Честно говоря, мне приятно, что ребята прошли через это. У меня множество фотографий, где они стоят в конфедератках, получают дипломы. Посмотрите, сколько наших ребят в Америке учились! Только в “Джордже Вашингтоне” — пять.
От словенской тишины даже уши болели
— Наверное, и сам чемпионат Европы получился школой выживания для молодой белорусской команды?
— Конечно. Егор Мещеряков в свое время обижался, что в той сборной его не сразу подпускали к основе.

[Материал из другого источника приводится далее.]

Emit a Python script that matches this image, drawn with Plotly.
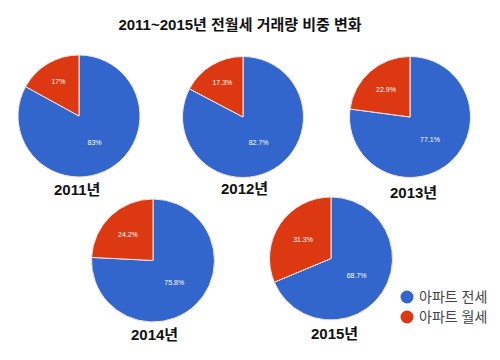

Но ведь на чемпионате играли ребята 1972 года рождения и моложе. А у нас старших было только двое, или, как я говорил, два с половиной — Родионов и Ольшевский плюс Лобажевич 1973-го. Почти все остальные были 19-летними мальчиками в сражениях с 22-летними.
— Какие воспоминания во встречах с бывшими подопечными чаще всего всплывали именно в связи с чемпионатом Европы?
— Каждая игра останется с нами навсегда. Было ведь у нас и два поражения в групповом турнире. Повезло, что те, кому мы уступили, превзошли тех, у кого мы много выиграли. Удача нам, безусловно, улыбалась. Скажем, во встрече с хозяевами проигрывали, и секунды за две-три до конца кричим Родионову: “Бросай!” Ну тот и запустил почти с центра площадки — точно! А ведь это был стартовый матч чемпионата, словенцы почти все время вели в счете, зал ревел, и тут — такая тишина, что аж уши заболели. В итоге фактически из-за этого мы дальше пошли, а Словения в четверку не попала. Но я всегда говорил: везет сильному. Со слабым Фортуна не дружит.
Ребята выложились до конца и свое дело сделали. Мы часто вспоминаем как кошмарный сон первый тайм полуфинального матча с Испанией, после которого “летели” 20 очков. В перерыве в соседней раздевалке — радостные крики, песни на испанском. А у нас — молчание. Соперники слишком рано посчитали, что добились победы, а нам терять было нечего. Когда мы отыграли 10 очков, они еще улыбались, а как стало уже 8 — задергались. И как во многих командах пара придурков (извините за грубое слово) найдется, которые берут на себя функцию “спасателей”, так и у испанцев… За 4 или 6 секунд до сирены при равном счете Руслан выиграл подбор и его буквально схватили за ноги. Пара штрафных — как в бочку, они выносят из-за лицевой, швыряют — и все, привет, ребята! А потом был финал…
— Что для вас значила победа?
— Перед нами тоже стояла задача не очень высокая — занять место не ниже шестого. Это потом уже аппетит пришел. Выиграли — это здорово. Победа может забыться, а может и нет, но я горжусь другим. Главное — ребята нашли себя в жизни. Семьи, обеспеченность, любимое дело. Их работа — профессиональный баскетбол. Даже те, что послабее в игровом плане, хорошо устроены. Значит, я не обманул родителей, когда забирал детей в интернат. Я ведь обещал, что сделаю все, чтобы из них что-то получилось и в баскетболе, и в человеческом плане. Уверен, даже если бы мы не стали чемпионами, эти парни не потерялись бы.
А еще, уверен, нашей команде помогла именно дружба. Почему-то мне кажется, что по степени сплоченности коллектив был уникальным. И, надеюсь, останется таковым надолго.